In the days after that keynote, Apple has begun to open up about exactly where differential privacy is being used, and how it’s changing the shape of data collection in iOS 10. Apple’s never been as aggressive about data collection as Google, Facebook, or even Amazon, but the new generation of data-driven AI services makes at least some level of collection a necessity. That leaves a gap between the data Apple needs and the data it’s willing to collect from user’s phones. In its early uses, differential privacy is what fills that gap.
As detailed in the iOS 10 Preview Guide, differential privacy is being used in four different parts of iOS 10. The first two parts have to do with Apple’s new messaging app, which is significantly more predictive than previous versions. The new emoji replacement feature will be driven in part by aggregate data from iPhones around the world. If lots of people start replacing the word “butt” with the peach emoji, you’ll begin to see that recommendation pop up in your messages. The same thing is true with the new version of predictive text. Apple has traditionally drawn from local messaging data, looking only at the texts you write and the words you choose. But the new and improved predictive text will make smarter predictions based on more context, and draw on lots of aggregated data to do it.
The other two uses have to do with search. One is built in to Notes, called Lookup Hints, but Spotlight’s search feature is the most important of the two. Since iOS 9, Spotlight has been able to return search suggestions from activities performed within apps. If you’re constantly playing Life of Pablo in Spotify, the iOS 9 version of the system might drop a link to the album’s Spotify page when you search “pablo” in Spotlight, based on data shared by the developers of the app. And crucially, iOS 9 keeps all that data stored locally, so the NSA can’t snoop on the system to find out if you’ve been listening to too much Kanye. Developers choose what data to share in the coding of each app, but they have a strong incentive to share more and have their programs featured more often in Spotlight.
iOS 10 makes that system global, but uses differential privacy to keep similar privacy protections in place. Now developers have the option of submitting public data about what users are doing in the app — so if enough Kanye fans are submitting data, you might get the same “pablo” recommendation even if you’ve never listened to the album. Developers still decide what to share, but Apple mixes each of the submissions with random noise, making it all but impossible to trace the trend back to a single Kanye listener.
Taken together, the privacy impact is mixed. In each place we see differential privacy being used, it comes with a significant expansion of the data that’s being collected. In most cases, the data involved could be quite sensitive. These are private conversations and actions in third-party apps, exactly the kind of data Apple is usually so vocal about keeping private. The company wouldn’t outright say that this data could only be collected because of the differential privacy protections, but it’s clear Apple wanted some system like it in place before it expanded the data practices.
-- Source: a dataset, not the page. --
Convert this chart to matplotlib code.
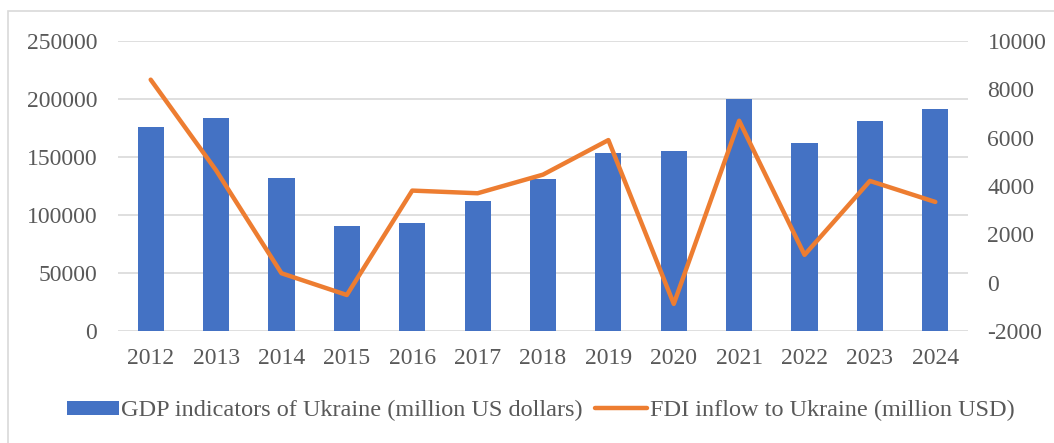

That’s particularly important given another property differential privacy has: it’s difficult to tell how well it’s working from the outside. Unlike the clear black-and-white of encryption, differential privacy works in shades of grey, balancing the reliability of the aggregate information against its potential to identify specific users. That’s sometimes referred to as a privacy budget, a kind of set balance for engineers to work against. But if you don’t work at Apple, it’s difficult to tell how strict that privacy budget really is. Apple insists it’s high enough to prevent any re-identification, but we’re mostly left to take their word for it.
It’s easy to make too much of that uncertainty. Even without a strict privacy budget, these measures are still worlds away from Gmail’s routine content scans or Facebook’s database of private message URLs. Apple just isn’t collecting as much data as its competitors, and the new systems mean much of the data will be protected in a way that’s legitimately unprecedented within the industry. None of that is a silver bullet, but it’s good news. This, roughly, is how Apple does Big Data: carefully, and with a few tricks no one’s ever seen before.